Task goal:
Repeat the listing in full. Nothing may be added or left out.

Material provided:
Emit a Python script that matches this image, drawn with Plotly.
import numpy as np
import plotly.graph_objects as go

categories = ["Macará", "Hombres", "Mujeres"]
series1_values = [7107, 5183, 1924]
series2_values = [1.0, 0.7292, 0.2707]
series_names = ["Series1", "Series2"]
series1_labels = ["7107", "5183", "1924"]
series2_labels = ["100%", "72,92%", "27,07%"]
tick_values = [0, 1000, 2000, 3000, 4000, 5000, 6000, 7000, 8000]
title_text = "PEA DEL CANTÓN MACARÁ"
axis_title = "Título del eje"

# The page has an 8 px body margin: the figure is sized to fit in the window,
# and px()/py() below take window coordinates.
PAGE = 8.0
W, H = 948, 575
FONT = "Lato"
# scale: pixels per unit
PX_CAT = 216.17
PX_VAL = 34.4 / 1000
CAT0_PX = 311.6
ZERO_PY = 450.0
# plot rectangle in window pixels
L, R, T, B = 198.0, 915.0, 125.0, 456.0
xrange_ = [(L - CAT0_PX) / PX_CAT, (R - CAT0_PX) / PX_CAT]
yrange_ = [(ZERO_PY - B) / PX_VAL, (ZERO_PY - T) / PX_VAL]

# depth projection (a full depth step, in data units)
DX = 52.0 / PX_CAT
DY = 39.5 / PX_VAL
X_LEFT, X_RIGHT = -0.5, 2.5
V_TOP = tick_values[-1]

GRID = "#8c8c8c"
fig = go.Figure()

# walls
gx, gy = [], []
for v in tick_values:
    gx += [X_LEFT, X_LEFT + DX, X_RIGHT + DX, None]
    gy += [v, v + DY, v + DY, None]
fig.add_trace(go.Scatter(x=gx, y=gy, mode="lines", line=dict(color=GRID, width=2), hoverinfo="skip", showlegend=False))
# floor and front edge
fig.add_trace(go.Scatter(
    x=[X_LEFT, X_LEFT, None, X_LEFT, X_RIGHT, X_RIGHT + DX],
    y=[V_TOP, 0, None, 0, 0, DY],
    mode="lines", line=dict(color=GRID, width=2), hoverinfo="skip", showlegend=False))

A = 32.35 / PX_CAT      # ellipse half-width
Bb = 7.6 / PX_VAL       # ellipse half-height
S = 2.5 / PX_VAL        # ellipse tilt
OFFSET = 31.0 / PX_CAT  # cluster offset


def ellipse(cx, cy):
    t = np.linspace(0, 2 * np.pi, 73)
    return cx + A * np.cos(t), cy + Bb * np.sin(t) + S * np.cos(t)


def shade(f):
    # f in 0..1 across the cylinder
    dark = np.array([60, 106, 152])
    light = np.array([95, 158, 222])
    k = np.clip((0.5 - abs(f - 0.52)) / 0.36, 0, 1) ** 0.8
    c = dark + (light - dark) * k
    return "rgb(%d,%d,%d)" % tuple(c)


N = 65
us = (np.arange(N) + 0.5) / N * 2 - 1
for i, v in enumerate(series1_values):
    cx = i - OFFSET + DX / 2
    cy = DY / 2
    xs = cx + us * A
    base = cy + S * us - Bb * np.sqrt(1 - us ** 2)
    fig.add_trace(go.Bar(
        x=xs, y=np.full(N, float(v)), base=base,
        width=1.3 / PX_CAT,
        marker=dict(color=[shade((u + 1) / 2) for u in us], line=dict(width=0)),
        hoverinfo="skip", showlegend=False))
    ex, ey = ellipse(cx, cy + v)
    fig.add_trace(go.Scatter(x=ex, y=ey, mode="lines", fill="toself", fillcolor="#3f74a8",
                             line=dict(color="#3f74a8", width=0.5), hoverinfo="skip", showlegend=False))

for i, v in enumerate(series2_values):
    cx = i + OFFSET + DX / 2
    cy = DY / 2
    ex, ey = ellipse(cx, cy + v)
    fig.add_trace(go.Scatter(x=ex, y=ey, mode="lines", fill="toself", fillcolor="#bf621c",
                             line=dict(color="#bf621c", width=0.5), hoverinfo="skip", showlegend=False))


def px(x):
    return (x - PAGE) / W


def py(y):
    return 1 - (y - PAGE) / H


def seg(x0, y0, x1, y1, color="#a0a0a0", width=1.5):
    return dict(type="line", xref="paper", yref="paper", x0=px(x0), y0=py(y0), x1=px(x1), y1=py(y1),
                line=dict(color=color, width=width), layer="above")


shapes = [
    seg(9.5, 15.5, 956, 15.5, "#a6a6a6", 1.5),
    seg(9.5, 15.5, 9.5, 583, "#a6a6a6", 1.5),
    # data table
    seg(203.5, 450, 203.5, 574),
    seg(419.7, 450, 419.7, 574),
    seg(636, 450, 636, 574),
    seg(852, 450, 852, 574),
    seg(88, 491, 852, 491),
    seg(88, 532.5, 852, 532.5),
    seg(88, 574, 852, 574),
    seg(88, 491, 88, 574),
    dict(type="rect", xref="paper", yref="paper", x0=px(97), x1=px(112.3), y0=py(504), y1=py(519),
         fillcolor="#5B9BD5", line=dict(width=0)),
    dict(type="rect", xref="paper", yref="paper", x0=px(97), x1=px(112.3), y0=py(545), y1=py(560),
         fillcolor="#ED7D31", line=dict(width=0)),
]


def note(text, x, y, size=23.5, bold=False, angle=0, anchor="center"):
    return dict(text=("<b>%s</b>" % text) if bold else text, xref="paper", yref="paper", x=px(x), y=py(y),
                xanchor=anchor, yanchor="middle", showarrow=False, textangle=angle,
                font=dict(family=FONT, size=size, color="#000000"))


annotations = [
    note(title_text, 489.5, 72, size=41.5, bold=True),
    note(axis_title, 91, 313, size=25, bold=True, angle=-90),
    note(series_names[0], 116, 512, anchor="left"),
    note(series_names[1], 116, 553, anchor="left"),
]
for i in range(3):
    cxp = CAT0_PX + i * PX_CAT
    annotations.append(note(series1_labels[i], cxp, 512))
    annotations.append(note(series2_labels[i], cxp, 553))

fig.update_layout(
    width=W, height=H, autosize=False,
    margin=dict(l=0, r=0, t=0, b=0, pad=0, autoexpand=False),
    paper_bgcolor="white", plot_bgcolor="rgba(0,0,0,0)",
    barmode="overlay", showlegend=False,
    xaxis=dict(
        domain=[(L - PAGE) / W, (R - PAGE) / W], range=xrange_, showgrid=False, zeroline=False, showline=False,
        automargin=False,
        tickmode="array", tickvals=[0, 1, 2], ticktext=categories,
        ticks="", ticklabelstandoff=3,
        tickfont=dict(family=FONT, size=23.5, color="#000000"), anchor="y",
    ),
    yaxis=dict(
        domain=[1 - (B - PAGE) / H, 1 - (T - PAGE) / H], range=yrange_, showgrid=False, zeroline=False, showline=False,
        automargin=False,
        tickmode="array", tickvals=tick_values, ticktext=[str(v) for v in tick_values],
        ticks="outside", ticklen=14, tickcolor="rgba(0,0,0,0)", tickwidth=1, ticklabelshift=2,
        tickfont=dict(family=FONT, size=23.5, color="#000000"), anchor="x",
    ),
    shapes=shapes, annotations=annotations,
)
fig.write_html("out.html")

Reply:
Emit a Python script that matches this image, drawn with Plotly.
import numpy as np
import plotly.graph_objects as go

categories = ["Macará", "Hombres", "Mujeres"]
series1_values = [7107, 5183, 1924]
series2_values = [1.0, 0.7292, 0.2707]
series_names = ["Series1", "Series2"]
series1_labels = ["7107", "5183", "1924"]
series2_labels = ["100%", "72,92%", "27,07%"]
tick_values = [0, 1000, 2000, 3000, 4000, 5000, 6000, 7000, 8000]
title_text = "PEA DEL CANTÓN MACARÁ"
axis_title = "Título del eje"

# The page has an 8 px body margin: the figure is sized to fit in the window,
# and px()/py() below take window coordinates.
PAGE = 8.0
W, H = 948, 575
FONT = "Lato"
# scale: pixels per unit
PX_CAT = 216.17
PX_VAL = 34.4 / 1000
CAT0_PX = 311.6
ZERO_PY = 450.0
# plot rectangle in window pixels
L, R, T, B = 198.0, 915.0, 125.0, 456.0
xrange_ = [(L - CAT0_PX) / PX_CAT, (R - CAT0_PX) / PX_CAT]
yrange_ = [(ZERO_PY - B) / PX_VAL, (ZERO_PY - T) / PX_VAL]

# depth projection (a full depth step, in data units)
DX = 52.0 / PX_CAT
DY = 39.5 / PX_VAL
X_LEFT, X_RIGHT = -0.5, 2.5
V_TOP = tick_values[-1]

GRID = "#8c8c8c"
fig = go.Figure()

# walls
gx, gy = [], []
for v in tick_values:
    gx += [X_LEFT, X_LEFT + DX, X_RIGHT + DX, None]
    gy += [v, v + DY, v + DY, None]
fig.add_trace(go.Scatter(x=gx, y=gy, mode="lines", line=dict(color=GRID, width=2), hoverinfo="skip", showlegend=False))
# floor and front edge
fig.add_trace(go.Scatter(
    x=[X_LEFT, X_LEFT, None, X_LEFT, X_RIGHT, X_RIGHT + DX],
    y=[V_TOP, 0, None, 0, 0, DY],
    mode="lines", line=dict(color=GRID, width=2), hoverinfo="skip", showlegend=False))

A = 32.35 / PX_CAT      # ellipse half-width
Bb = 7.6 / PX_VAL       # ellipse half-height
S = 2.5 / PX_VAL        # ellipse tilt
OFFSET = 31.0 / PX_CAT  # cluster offset


def ellipse(cx, cy):
    t = np.linspace(0, 2 * np.pi, 73)
    return cx + A * np.cos(t), cy + Bb * np.sin(t) + S * np.cos(t)


def shade(f):
    # f in 0..1 across the cylinder
    dark = np.array([60, 106, 152])
    light = np.array([95, 158, 222])
    k = np.clip((0.5 - abs(f - 0.52)) / 0.36, 0, 1) ** 0.8
    c = dark + (light - dark) * k
    return "rgb(%d,%d,%d)" % tuple(c)


N = 65
us = (np.arange(N) + 0.5) / N * 2 - 1
for i, v in enumerate(series1_values):
    cx = i - OFFSET + DX / 2
    cy = DY / 2
    xs = cx + us * A
    base = cy + S * us - Bb * np.sqrt(1 - us ** 2)
    fig.add_trace(go.Bar(
        x=xs, y=np.full(N, float(v)), base=base,
        width=1.3 / PX_CAT,
        marker=dict(color=[shade((u + 1) / 2) for u in us], line=dict(width=0)),
        hoverinfo="skip", showlegend=False))
    ex, ey = ellipse(cx, cy + v)
    fig.add_trace(go.Scatter(x=ex, y=ey, mode="lines", fill="toself", fillcolor="#3f74a8",
                             line=dict(color="#3f74a8", width=0.5), hoverinfo="skip", showlegend=False))

for i, v in enumerate(series2_values):
    cx = i + OFFSET + DX / 2
    cy = DY / 2
    ex, ey = ellipse(cx, cy + v)
    fig.add_trace(go.Scatter(x=ex, y=ey, mode="lines", fill="toself", fillcolor="#bf621c",
                             line=dict(color="#bf621c", width=0.5), hoverinfo="skip", showlegend=False))


def px(x):
    return (x - PAGE) / W


def py(y):
    return 1 - (y - PAGE) / H


def seg(x0, y0, x1, y1, color="#a0a0a0", width=1.5):
    return dict(type="line", xref="paper", yref="paper", x0=px(x0), y0=py(y0), x1=px(x1), y1=py(y1),
                line=dict(color=color, width=width), layer="above")


shapes = [
    seg(9.5, 15.5, 956, 15.5, "#a6a6a6", 1.5),
    seg(9.5, 15.5, 9.5, 583, "#a6a6a6", 1.5),
    # data table
    seg(203.5, 450, 203.5, 574),
    seg(419.7, 450, 419.7, 574),
    seg(636, 450, 636, 574),
    seg(852, 450, 852, 574),
    seg(88, 491, 852, 491),
    seg(88, 532.5, 852, 532.5),
    seg(88, 574, 852, 574),
    seg(88, 491, 88, 574),
    dict(type="rect", xref="paper", yref="paper", x0=px(97), x1=px(112.3), y0=py(504), y1=py(519),
         fillcolor="#5B9BD5", line=dict(width=0)),
    dict(type="rect", xref="paper", yref="paper", x0=px(97), x1=px(112.3), y0=py(545), y1=py(560),
         fillcolor="#ED7D31", line=dict(width=0)),
]


def note(text, x, y, size=23.5, bold=False, angle=0, anchor="center"):
    return dict(text=("<b>%s</b>" % text) if bold else text, xref="paper", yref="paper", x=px(x), y=py(y),
                xanchor=anchor, yanchor="middle", showarrow=False, textangle=angle,
                font=dict(family=FONT, size=size, color="#000000"))


annotations = [
    note(title_text, 489.5, 72, size=41.5, bold=True),
    note(axis_title, 91, 313, size=25, bold=True, angle=-90),
    note(series_names[0], 116, 512, anchor="left"),
    note(series_names[1], 116, 553, anchor="left"),
]
for i in range(3):
    cxp = CAT0_PX + i * PX_CAT
    annotations.append(note(series1_labels[i], cxp, 512))
    annotations.append(note(series2_labels[i], cxp, 553))

fig.update_layout(
    width=W, height=H, autosize=False,
    margin=dict(l=0, r=0, t=0, b=0, pad=0, autoexpand=False),
    paper_bgcolor="white", plot_bgcolor="rgba(0,0,0,0)",
    barmode="overlay", showlegend=False,
    xaxis=dict(
        domain=[(L - PAGE) / W, (R - PAGE) / W], range=xrange_, showgrid=False, zeroline=False, showline=False,
        automargin=False,
        tickmode="array", tickvals=[0, 1, 2], ticktext=categories,
        ticks="", ticklabelstandoff=3,
        tickfont=dict(family=FONT, size=23.5, color="#000000"), anchor="y",
    ),
    yaxis=dict(
        domain=[1 - (B - PAGE) / H, 1 - (T - PAGE) / H], range=yrange_, showgrid=False, zeroline=False, showline=False,
        automargin=False,
        tickmode="array", tickvals=tick_values, ticktext=[str(v) for v in tick_values],
        ticks="outside", ticklen=14, tickcolor="rgba(0,0,0,0)", tickwidth=1, ticklabelshift=2,
        tickfont=dict(family=FONT, size=23.5, color="#000000"), anchor="x",
    ),
    shapes=shapes, annotations=annotations,
)
fig.write_html("out.html")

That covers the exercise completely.